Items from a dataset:
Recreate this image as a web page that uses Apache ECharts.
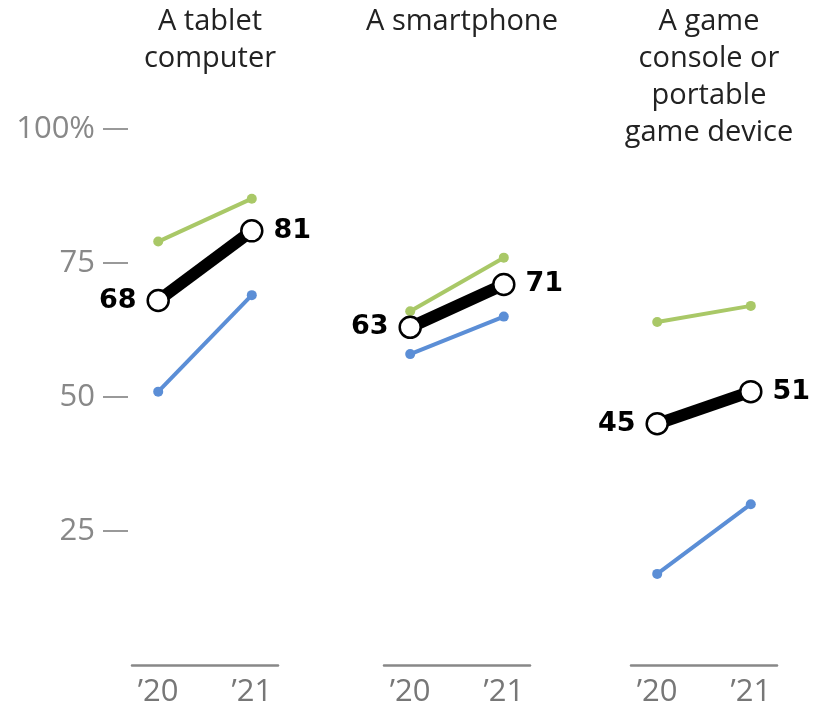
<!DOCTYPE html>
<html><head><meta charset="utf-8">
<script src="https://cdn.jsdelivr.net/npm/echarts@6/dist/echarts.min.js"></script>
<style>html,body{margin:0;padding:0;background:#fff}#c{width:814px;height:711px}</style>
</head><body><div id="c"></div>
<script>
const panelTitles = ['A tablet\ncomputer', 'A smartphone', 'A game\nconsole or\nportable\ngame device'];
const years = ['\u201920', '\u201921'];
const totalValues = [[68, 81], [63, 71], [45, 51]];
const greenValues = [[79, 87], [66, 76], [64, 67]];
const blueValues = [[51, 69], [58, 65], [17, 30]];
const yTicks = [25, 50, 75, 100];

const FONT = 'Open Sans';
const gridLefts = [132, 384, 631];
const gridW = 146;
const grids = [], xAxes = [], yAxes = [], series = [], titles = [];
gridLefts.forEach((l, i) => {
  grids.push({left: l, width: gridW, top: 129, bottom: 46, containLabel: false});
  titles.push({text: panelTitles[i], left: l + gridW / 2, top: -2, textAlign: 'center',
    textStyle: {fontFamily: FONT, fontSize: 29, fontWeight: 'normal', color: '#222', lineHeight: 37}});
  xAxes.push({type: 'value', gridIndex: i, min: -0.28, max: 1.28, splitLine: {show: false},
    axisLine: {show: true, onZero: false, lineStyle: {color: '#888', width: 2.5}},
    axisTick: {show: false},
    axisLabel: {customValues: [0, 1], formatter: v => years[Math.round(v)], color: '#777',
      fontFamily: FONT, fontSize: 31, margin: 12}});
  yAxes.push({type: 'value', gridIndex: i, min: 0, max: 100, interval: 25, offset: 4,
    splitLine: {show: false}, axisLine: {show: false, onZero: false},
    axisTick: {show: i === 0, customValues: yTicks, length: 25, lineStyle: {color: '#999', width: 2}},
    axisLabel: {show: i === 0, customValues: yTicks, formatter: v => v === 100 ? '100%' : String(v),
      color: '#888', fontFamily: FONT, fontSize: 31, margin: 33}});
  const mk = (vals) => vals.map((v, j) => [j, v]);
  series.push({type: 'line', xAxisIndex: i, yAxisIndex: i, data: mk(greenValues[i]),
    lineStyle: {color: '#a9c867', width: 4}, itemStyle: {color: '#a9c867'},
    symbol: 'circle', symbolSize: 10, silent: true, z: 2});
  series.push({type: 'line', xAxisIndex: i, yAxisIndex: i, data: mk(blueValues[i]),
    lineStyle: {color: '#5b8ed6', width: 4}, itemStyle: {color: '#5b8ed6'},
    symbol: 'circle', symbolSize: 10, silent: true, z: 2});
  series.push({type: 'line', xAxisIndex: i, yAxisIndex: i,
    data: totalValues[i].map((v, j) => ({value: [j, v],
      label: {show: true, position: j === 0 ? 'left' : 'right', distance: 10,
        formatter: String(v), color: '#000', fontFamily: 'DejaVu Sans', fontSize: 27, fontWeight: 'bold'}})),
    lineStyle: {color: '#000', width: 12}, itemStyle: {color: '#fff', borderColor: '#000', borderWidth: 2.5},
    symbol: 'circle', symbolSize: 21, showAllSymbol: true, silent: true, z: 3});
});
const chart = echarts.init(document.getElementById('c'), null, {renderer: 'canvas'});
chart.setOption({animation: false, title: titles, grid: grids, xAxis: xAxes, yAxis: yAxes, series: series});
</script></body></html>
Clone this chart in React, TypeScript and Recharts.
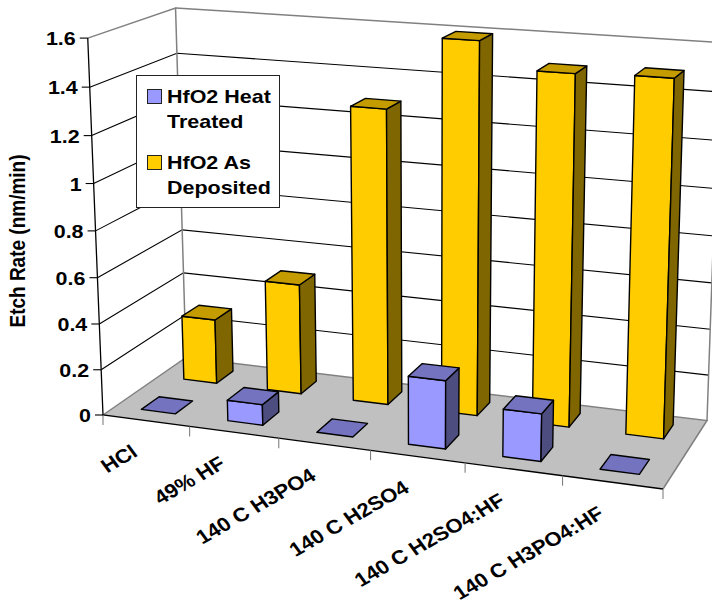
import { BarChart, Bar, XAxis, YAxis, CartesianGrid, Legend } from "recharts";

const categories = ["HCl", "49% HF", "140 C H3PO4", "140 C H2SO4", "140 C H2SO4:HF", "140 C H3PO4:HF"];
const heatTreated = [0, 0.09, 0, 0.29, 0.2, 0];
const asDeposited = [0.29, 0.49, 1.285, 1.595, 1.488, 1.497];
const valueTicks = [0, 0.2, 0.4, 0.6, 0.8, 1, 1.2, 1.4, 1.6];

const chartData = categories.map((name, i) => ({
    name,
    heatTreated: heatTreated[i],
    asDeposited: asDeposited[i],
}));

const WIDTH = 712;
const HEIGHT = 606;
const FONT = "'Liberation Sans', Arial, sans-serif";
const TEXT_STRETCH = 1.13;

// Corners of the 3D box on screen
const A = { x: 103, y: 415 }; // floor front left
const B = { x: 663, y: 489 }; // floor front right
const C = { x: 707, y: 420.5 }; // floor back right
const D = { x: 186, y: 357.5 }; // floor back left
const E = { x: 87.5, y: 38 }; // top front left
const H = { x: 176, y: 9.5 }; // top back left
const G = { x: 720, y: 41 }; // top back right, just off the canvas

// Floor homography
const dx1 = B.x - C.x;
const dx2 = D.x - C.x;
const dy1 = B.y - C.y;
const dy2 = D.y - C.y;
const sx = A.x - B.x + C.x - D.x;
const sy = A.y - B.y + C.y - D.y;
const den = dx1 * dy2 - dx2 * dy1;
const pg = (sx * dy2 - dx2 * sy) / den;
const ph = (dx1 * sy - sx * dy1) / den;
const ax = B.x - A.x + pg * B.x;
const bx = D.x - A.x + ph * D.x;
const ay = B.y - A.y + pg * B.y;
const by = D.y - A.y + ph * D.y;

// Height column, averaged over the three top corners
const restX = (P: { x: number }, u: number, v: number) => P.x * (pg * u + ph * v + 1) - (ax * u + bx * v + A.x);
const restY = (P: { y: number }, u: number, v: number) => P.y * (pg * u + ph * v + 1) - (ay * u + by * v + A.y);
const pi = (restX(E, 0, 0) - restX(G, 1, 1)) / (G.x - E.x);
const cx = (restX(E, 0, 0) + E.x * pi + restX(H, 0, 1) + H.x * pi + restX(G, 1, 1) + G.x * pi) / 3;
const cy = (restY(E, 0, 0) + E.y * pi + restY(H, 0, 1) + H.y * pi + restY(G, 1, 1) + G.y * pi) / 3;

// u: along categories, v: depth, w: height, all 0..1
const project = (u: number, v: number, w: number) => {
    const q = pg * u + ph * v + pi * w + 1;
    return {
        x: (ax * u + bx * v + cx * w + A.x) / q,
        y: (ay * u + by * v + cy * w + A.y) / q,
    };
};

const pts = (list: number[][]) =>
    list
        .map(([u, v, w]) => {
            const p = project(u, v, w);
            return `${p.x.toFixed(2)},${p.y.toFixed(2)}`;
        })
        .join(" ");

const Label3D = ({ x, y, angle = 0, anchor = "end", size = 19, children }: any) => (
    <text
        transform={`translate(${x} ${y}) scale(${TEXT_STRETCH} 1) rotate(${angle})`}
        textAnchor={anchor}
        fontFamily={FONT}
        fontWeight={700}
        fontSize={size}
        fill="#000"
    >
        {children}
    </text>
);

// Floor, wall outlines and the value axis title
const Frame = () => (
    <g>
        <polygon points={pts([[0, 0, 0], [1, 0, 0], [1, 1, 0], [0, 1, 0]])} fill="#C0C0C0" stroke="none" />
        <polyline
            points={pts([[0, 0, 0], [0, 1, 0], [1, 1, 0], [1, 0, 0]])}
            fill="none"
            stroke="#808080"
            strokeWidth={1.5}
        />
        <polyline
            points={pts([[0, 0, 1], [0, 1, 1], [0, 1, 0]])}
            fill="none"
            stroke="#808080"
            strokeWidth={1.5}
        />
        <polyline
            points={pts([[0, 1, 1], [1, 1, 1], [1, 1, 0]])}
            fill="none"
            stroke="#808080"
            strokeWidth={1.5}
        />
        <polyline points={pts([[0, 0, 1], [0, 0, 0], [1, 0, 0]])} fill="none" stroke="#000" strokeWidth={1.3} />
        <text
            transform={`translate(25 241) scale(${TEXT_STRETCH} 1) rotate(-90)`}
            textAnchor="middle"
            fontFamily={FONT}
            fontWeight={700}
            fontSize={19}
        >
            Etch Rate (nm/min)
        </text>
    </g>
);

// Gridline wrapped around the left and back walls
const WallLine = ({ y1, index }: any) => {
    const w = 1 - y1 / HEIGHT;
    if (w < 0.001 || w > 0.999) return <g key={index} />;
    return (
        <polyline
            key={index}
            points={pts([[0, 0, w], [0, 1, w], [1, 1, w]])}
            fill="none"
            stroke="#000"
            strokeWidth={1.1}
        />
    );
};

const ValueTick = ({ y, payload }: any) => {
    const p = project(0, 0, 1 - y / HEIGHT);
    return (
        <g>
            <line x1={p.x - 8} y1={p.y} x2={p.x} y2={p.y} stroke="#000" strokeWidth={1.1} />
            <Label3D x={p.x - 12} y={p.y + 7}>
                {payload.value}
            </Label3D>
        </g>
    );
};

const CategoryTick = ({ x, index, payload }: any) => {
    const band = 1 / categories.length;
    const mid = x / WIDTH;
    const left = mid - band / 2;
    const right = mid + band / 2;
    const mark = (u: number) => {
        const p = project(u, 0, 0);
        return <line x1={p.x} y1={p.y} x2={p.x} y2={p.y + 10} stroke="#808080" strokeWidth={1.1} />;
    };
    const c = project(mid, 0, 0);
    return (
        <g>
            {mark(left)}
            {index === categories.length - 1 && mark(right)}
            <Label3D x={c.x - 7} y={c.y + 34.5} angle={-33} size={19.5}>
                {payload.value}
            </Label3D>
        </g>
    );
};

// Square column with front, side and top faces
const Column = ({ x, y, width, height, front, top, side, near, far }: any) => {
    const u0 = x / WIDTH;
    const u1 = (x + width) / WIDTH;
    const w = 1 - y / HEIGHT;
    const base = 1 - (y + height) / HEIGHT;
    const outline = { stroke: "#000", strokeWidth: 1.4, strokeLinejoin: "round" as const };
    return (
        <g>
            {w > base && (
                <>
                    <polygon points={pts([[u0, near, base], [u1, near, base], [u1, near, w], [u0, near, w]])} fill={front} {...outline} />
                    <polygon points={pts([[u1, near, base], [u1, far, base], [u1, far, w], [u1, near, w]])} fill={side} {...outline} />
                </>
            )}
            <polygon points={pts([[u0, near, w], [u1, near, w], [u1, far, w], [u0, far, w]])} fill={top} {...outline} />
        </g>
    );
};

const LegendBox = ({ payload }: any) => (
    <div
        style={{
            boxSizing: "border-box",
            width: 144,
            height: 133,
            background: "#fff",
            border: "1px solid #222",
            position: "relative",
            fontFamily: FONT,
            fontWeight: 700,
            fontSize: 19,
            lineHeight: "25px",
            textAlign: "left",
        }}
    >
        {[...(payload ?? [])].reverse().map((item: any, i: number) => (
            <div key={item.value} style={{ position: "absolute", left: 10, top: 8 + i * 66, display: "flex" }}>
                <span
                    style={{
                        boxSizing: "border-box",
                        width: 15,
                        height: 15,
                        marginTop: 5,
                        background: item.color,
                        border: "1px solid #222",
                    }}
                />
                <span
                    style={{
                        marginLeft: 5,
                        width: 95,
                        transform: `scaleX(${TEXT_STRETCH})`,
                        transformOrigin: "left",
                    }}
                >
                    {item.value}
                </span>
            </div>
        ))}
    </div>
);

export default function App() {
    return (
        <div style={{ position: "absolute", left: 0, top: 0, width: WIDTH, height: HEIGHT, background: "#fff" }}>
            <BarChart
                width={WIDTH}
                height={HEIGHT}
                data={chartData}
                margin={{ top: 0, right: 0, bottom: -1, left: -1 }}
                barCategoryGap="30%"
            >
                <Frame />
                <CartesianGrid vertical={false} horizontal={(props: any) => <WallLine {...props} />} />
                <XAxis xAxisId="back" dataKey="name" height={1} axisLine={false} tickLine={false} interval={0} tick={<CategoryTick />} />
                <XAxis xAxisId="front" dataKey="name" hide />
                <YAxis domain={[0, 1.6]} ticks={valueTicks} width={1} interval={0} axisLine={false} tickLine={false} tick={<ValueTick />} />
                <Legend
                    layout="vertical"
                    align="center"
                    verticalAlign="middle"
                    wrapperStyle={{ left: 136, top: 75, width: 144, height: 133 }}
                    content={<LegendBox />}
                />
                <Bar
                    xAxisId="back"
                    dataKey="asDeposited"
                    name="HfO2 As Deposited"
                    fill="#FFCC00"
                    isAnimationActive={false}
                    shape={(p: any) => <Column {...p} front="#FFCC00" top="#C49C00" side="#806600" near={0.66} far={0.875} />}
                />
                <Bar
                    xAxisId="front"
                    dataKey="heatTreated"
                    name="HfO2 Heat Treated"
                    fill="#9999FF"
                    isAnimationActive={false}
                    shape={(p: any) => <Column {...p} front="#9999FF" top="#7373BF" side="#4D4D80" near={0.145} far={0.355} />}
                />
            </BarChart>
        </div>
    );
}
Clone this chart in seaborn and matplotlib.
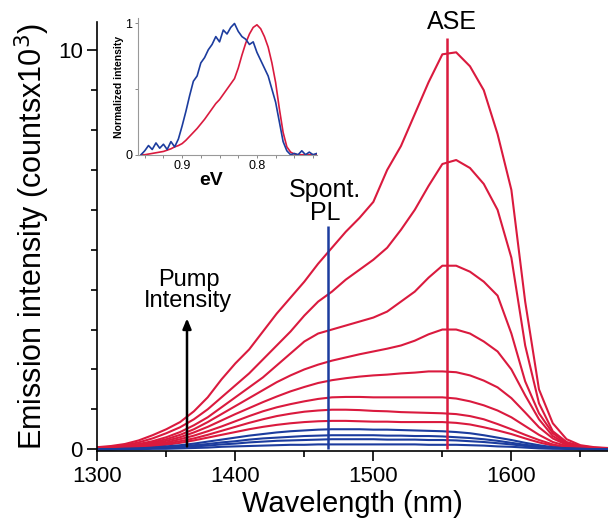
from matplotlib import pyplot as plt
from matplotlib.ticker import MultipleLocator
import pandas as pd
import seaborn as sns
import numpy as np

# emission spectra (counts x 10^3), 10 nm steps
wavelength = list(range(1300, 1671, 10))

red_1 = [0.05, 0.08, 0.13, 0.22, 0.35, 0.5, 0.68, 0.95, 1.3, 1.75,
         2.15, 2.5, 2.95, 3.4, 3.8, 4.2, 4.65, 5.05, 5.45, 5.8,
         6.2, 7.0, 7.6, 8.4, 9.2, 9.9, 9.95, 9.6, 9.0, 7.9,
         6.5, 3.7, 1.5, 0.65, 0.25, 0.1, 0.05, 0.03]
red_2 = [0.04, 0.06, 0.1, 0.17, 0.27, 0.4, 0.55, 0.75, 1.0, 1.3,
         1.6, 1.9, 2.25, 2.6, 2.95, 3.35, 3.7, 3.95, 4.25, 4.5,
         4.75, 5.05, 5.5, 6.0, 6.6, 7.15, 7.25, 7.05, 6.65, 6.0,
         4.8, 2.6, 1.15, 0.45, 0.18, 0.08, 0.04, 0.02]
red_3 = [0.03, 0.05, 0.08, 0.13, 0.2, 0.3, 0.43, 0.6, 0.8, 1.05,
         1.3, 1.55, 1.8, 2.1, 2.4, 2.7, 2.9, 3.0, 3.1, 3.2,
         3.3, 3.45, 3.7, 3.95, 4.3, 4.6, 4.6, 4.45, 4.2, 3.85,
         2.9, 1.7, 0.9, 0.4, 0.15, 0.06, 0.03, 0.02]
red_4 = [0.02, 0.04, 0.07, 0.11, 0.17, 0.25, 0.36, 0.5, 0.68, 0.88,
         1.08, 1.28, 1.48, 1.68, 1.85, 2.0, 2.12, 2.22, 2.3, 2.38,
         2.45, 2.52, 2.6, 2.72, 2.88, 3.0, 3.0, 2.9, 2.7, 2.45,
         2.0, 1.35, 0.75, 0.33, 0.13, 0.05, 0.03, 0.02]
red_5 = [0.02, 0.03, 0.06, 0.09, 0.14, 0.21, 0.3, 0.42, 0.56, 0.72,
         0.88, 1.03, 1.18, 1.32, 1.45, 1.56, 1.66, 1.73, 1.78, 1.82,
         1.85, 1.87, 1.9, 1.92, 1.95, 1.95, 1.93, 1.85, 1.72, 1.55,
         1.28, 0.92, 0.55, 0.27, 0.11, 0.05, 0.02, 0.01]
red_6 = [0.01, 0.02, 0.05, 0.08, 0.12, 0.17, 0.25, 0.34, 0.45, 0.57,
         0.7, 0.83, 0.95, 1.05, 1.13, 1.2, 1.26, 1.3, 1.31, 1.31,
         1.3, 1.3, 1.3, 1.3, 1.3, 1.3, 1.27, 1.2, 1.1, 0.97,
         0.8, 0.58, 0.36, 0.18, 0.08, 0.03, 0.02, 0.01]
red_7 = [0.01, 0.02, 0.04, 0.06, 0.09, 0.14, 0.2, 0.27, 0.36, 0.46,
         0.56, 0.66, 0.75, 0.83, 0.89, 0.94, 0.97, 0.99, 0.99, 0.98,
         0.96, 0.95, 0.93, 0.92, 0.91, 0.9, 0.88, 0.83, 0.75, 0.63,
         0.5, 0.36, 0.23, 0.12, 0.05, 0.02, 0.01, 0.01]
red_8 = [0.01, 0.02, 0.03, 0.05, 0.07, 0.11, 0.16, 0.22, 0.29, 0.36,
         0.43, 0.5, 0.56, 0.61, 0.65, 0.68, 0.7, 0.71, 0.71, 0.7,
         0.69, 0.69, 0.68, 0.68, 0.68, 0.68, 0.66, 0.62, 0.55, 0.47,
         0.38, 0.27, 0.17, 0.09, 0.04, 0.02, 0.01, 0.0]
blue_1 = [0.0, 0.0, 0.01, 0.02, 0.04, 0.07, 0.1, 0.14, 0.19, 0.24,
          0.29, 0.34, 0.38, 0.42, 0.45, 0.47, 0.49, 0.5, 0.5, 0.5,
          0.49, 0.49, 0.48, 0.47, 0.46, 0.45, 0.43, 0.4, 0.35, 0.29,
          0.23, 0.16, 0.1, 0.05, 0.02, 0.01, 0.0, 0.0]
blue_2 = [0.0, 0.0, 0.01, 0.01, 0.03, 0.05, 0.07, 0.1, 0.13, 0.17,
          0.2, 0.24, 0.27, 0.29, 0.31, 0.33, 0.34, 0.35, 0.35, 0.35,
          0.35, 0.34, 0.34, 0.33, 0.33, 0.32, 0.3, 0.28, 0.25, 0.21,
          0.16, 0.11, 0.07, 0.04, 0.02, 0.01, 0.0, 0.0]
blue_3 = [0.0, 0.0, 0.0, 0.01, 0.02, 0.03, 0.05, 0.07, 0.09, 0.12,
          0.14, 0.17, 0.19, 0.21, 0.22, 0.23, 0.24, 0.25, 0.25, 0.25,
          0.25, 0.24, 0.24, 0.24, 0.23, 0.23, 0.22, 0.2, 0.18, 0.15,
          0.12, 0.08, 0.05, 0.03, 0.01, 0.0, 0.0, 0.0]
blue_4 = [0.0, 0.0, 0.0, 0.0, 0.01, 0.01, 0.02, 0.03, 0.04, 0.06,
          0.07, 0.08, 0.09, 0.1, 0.11, 0.11, 0.12, 0.12, 0.12, 0.12,
          0.12, 0.12, 0.12, 0.12, 0.11, 0.11, 0.11, 0.1, 0.09, 0.07,
          0.06, 0.04, 0.02, 0.01, 0.01, 0.0, 0.0, 0.0]

red_curves = [red_1, red_2, red_3, red_4, red_5, red_6, red_7, red_8]
blue_curves = [blue_1, blue_2, blue_3, blue_4]

# inset: normalised spectra vs photon energy
inset_ev = [0.955, 0.95, 0.945, 0.94, 0.935, 0.93, 0.925, 0.92, 0.915, 0.91,
            0.905, 0.9, 0.895, 0.89, 0.885, 0.88, 0.875, 0.87, 0.865, 0.86,
            0.855, 0.85, 0.845, 0.84, 0.835, 0.83, 0.825, 0.82, 0.815, 0.81,
            0.805, 0.8, 0.795, 0.79, 0.785, 0.78, 0.775, 0.77, 0.765, 0.76,
            0.755, 0.75, 0.745, 0.74, 0.735, 0.73, 0.725, 0.72]
inset_ase = [0.0, 0.0, 0.005, 0.01, 0.015, 0.02, 0.025, 0.035, 0.045, 0.06,
             0.07, 0.085, 0.11, 0.14, 0.17, 0.2, 0.235, 0.27, 0.31, 0.35,
             0.39, 0.42, 0.46, 0.5, 0.54, 0.58, 0.66, 0.76, 0.85, 0.92,
             0.97, 0.99, 0.96, 0.9, 0.82, 0.7, 0.55, 0.35, 0.17, 0.06,
             0.02, 0.005, 0.0, 0.0, 0.0, 0.0, 0.0, 0.0]
inset_pl = [0.0, 0.03, 0.07, 0.04, 0.09, 0.05, 0.08, 0.04, 0.1, 0.06,
            0.12, 0.22, 0.33, 0.45, 0.56, 0.6, 0.7, 0.74, 0.8, 0.84,
            0.9, 0.86, 0.95, 0.92, 0.97, 1.0, 0.94, 0.9, 0.88, 0.84,
            0.86, 0.78, 0.72, 0.66, 0.6, 0.5, 0.4, 0.25, 0.1, 0.03,
            0.0, 0.01, 0.0, 0.03, 0.0, 0.02, 0.0, 0.01]

ase_nm = 1553
pl_nm = 1467
pump_nm = 1365

RED = "#da1a3e"
BLUE = "#1c3c9e"

sns.set_style("ticks")
plt.rcParams["font.family"] = ["Liberation Sans", "DejaVu Sans"]
plt.rcParams.update({"text.color": "black", "axes.labelcolor": "black",
                     "xtick.color": "black", "ytick.color": "black"})

fig = plt.figure(figsize=(6.08, 5.21), dpi=100)
ax = fig.add_axes([0.16, 0.134, 0.84, 0.823])

for curve in red_curves:
    sns.lineplot(x=wavelength, y=curve, ax=ax, color=RED, lw=1.5)
for curve in blue_curves:
    sns.lineplot(x=wavelength, y=curve, ax=ax, color=BLUE, lw=1.5)

ax.vlines(ase_nm, 0, 10.3, color=RED, lw=1.8)
ax.vlines(pl_nm, 0, 5.6, color=BLUE, lw=1.8)
ax.annotate("", xy=(pump_nm, 3.35), xytext=(pump_nm, 0),
            arrowprops=dict(arrowstyle="-|>,head_width=0.25,head_length=0.6",
                            color="black", lw=1.8))
ax.text(1557, 10.72, "ASE", ha="center", va="center", fontsize=18)
ax.text(1465, 6.2, "Spont.\nPL", ha="center", va="center", fontsize=18,
        linespacing=0.95)
ax.text(1366, 3.98, "Pump\nIntensity", ha="center", va="center",
        fontsize=17, linespacing=0.95)

ax.set_xlim(1300, 1670)
ax.set_ylim(-0.05, 10.7)
ax.set_xticks([1300, 1400, 1500, 1600])
ax.xaxis.set_minor_locator(MultipleLocator(50))
ax.set_yticks([0, 10])
ax.yaxis.set_minor_locator(MultipleLocator(1))
ax.tick_params(which="major", length=7, width=1.2, labelsize=16)
ax.tick_params(which="minor", length=4, width=1.2)
ax.set_xlabel("Wavelength (nm)", fontsize=21, labelpad=2)
ax.set_ylabel("Emission intensity (countsx10$^3$)", fontsize=22, labelpad=4)
sns.despine(ax=ax)
for s in ["left", "bottom"]:
    ax.spines[s].set_linewidth(1.2)
    ax.spines[s].set_color("black")

# inset
ax_in = fig.add_axes([0.227, 0.703, 0.294, 0.262])
sns.lineplot(x=inset_ev, y=inset_ase, ax=ax_in, color=RED, lw=1.2)
sns.lineplot(x=inset_ev, y=inset_pl, ax=ax_in, color=BLUE, lw=1.2)
ax_in.set_xlim(0.959, 0.72)
ax_in.set_ylim(0, 1.04)
ax_in.set_xticks([0.9, 0.8])
ax_in.set_xticklabels(["0.9", "0.8"])
ax_in.xaxis.set_minor_locator(MultipleLocator(0.025))
ax_in.set_yticks([0, 1])
ax_in.yaxis.set_minor_locator(MultipleLocator(0.5))
ax_in.tick_params(which="both", length=2, width=0.7, labelsize=9, pad=2,
                  color="#888888")
ax_in.set_xlabel("eV", fontsize=14, fontweight="bold", labelpad=0, x=0.41)
ax_in.set_ylabel("Normalized intensity", fontsize=7.5, fontweight="bold",
                 labelpad=1)
ax_in.patch.set_alpha(0)
sns.despine(ax=ax_in)
for s in ["left", "bottom"]:
    ax_in.spines[s].set_linewidth(0.8)
    ax_in.spines[s].set_color("#999999")

fig.savefig("out.png", dpi=100)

_Stated goal_
Set down, without pictures, the lines between the line holding "Clone this chart in React, TypeScript" and the line holding "const by = D.y - A.y + ph * D.y;", both inclusive.

_Result of the exercise_
Clone this chart in React, TypeScript and Recharts.
import { BarChart, Bar, XAxis, YAxis, CartesianGrid, Legend } from "recharts";

const categories = ["HCl", "49% HF", "140 C H3PO4", "140 C H2SO4", "140 C H2SO4:HF", "140 C H3PO4:HF"];
const heatTreated = [0, 0.09, 0, 0.29, 0.2, 0];
const asDeposited = [0.29, 0.49, 1.285, 1.595, 1.488, 1.497];
const valueTicks = [0, 0.2, 0.4, 0.6, 0.8, 1, 1.2, 1.4, 1.6];

const chartData = categories.map((name, i) => ({
    name,
    heatTreated: heatTreated[i],
    asDeposited: asDeposited[i],
}));

const WIDTH = 712;
const HEIGHT = 606;
const FONT = "'Liberation Sans', Arial, sans-serif";
const TEXT_STRETCH = 1.13;

// Corners of the 3D box on screen
const A = { x: 103, y: 415 }; // floor front left
const B = { x: 663, y: 489 }; // floor front right
const C = { x: 707, y: 420.5 }; // floor back right
const D = { x: 186, y: 357.5 }; // floor back left
const E = { x: 87.5, y: 38 }; // top front left
const H = { x: 176, y: 9.5 }; // top back left
const G = { x: 720, y: 41 }; // top back right, just off the canvas

// Floor homography
const dx1 = B.x - C.x;
const dx2 = D.x - C.x;
const dy1 = B.y - C.y;
const dy2 = D.y - C.y;
const sx = A.x - B.x + C.x - D.x;
const sy = A.y - B.y + C.y - D.y;
const den = dx1 * dy2 - dx2 * dy1;
const pg = (sx * dy2 - dx2 * sy) / den;
const ph = (dx1 * sy - sx * dy1) / den;
const ax = B.x - A.x + pg * B.x;
const bx = D.x - A.x + ph * D.x;
const ay = B.y - A.y + pg * B.y;
const by = D.y - A.y + ph * D.y;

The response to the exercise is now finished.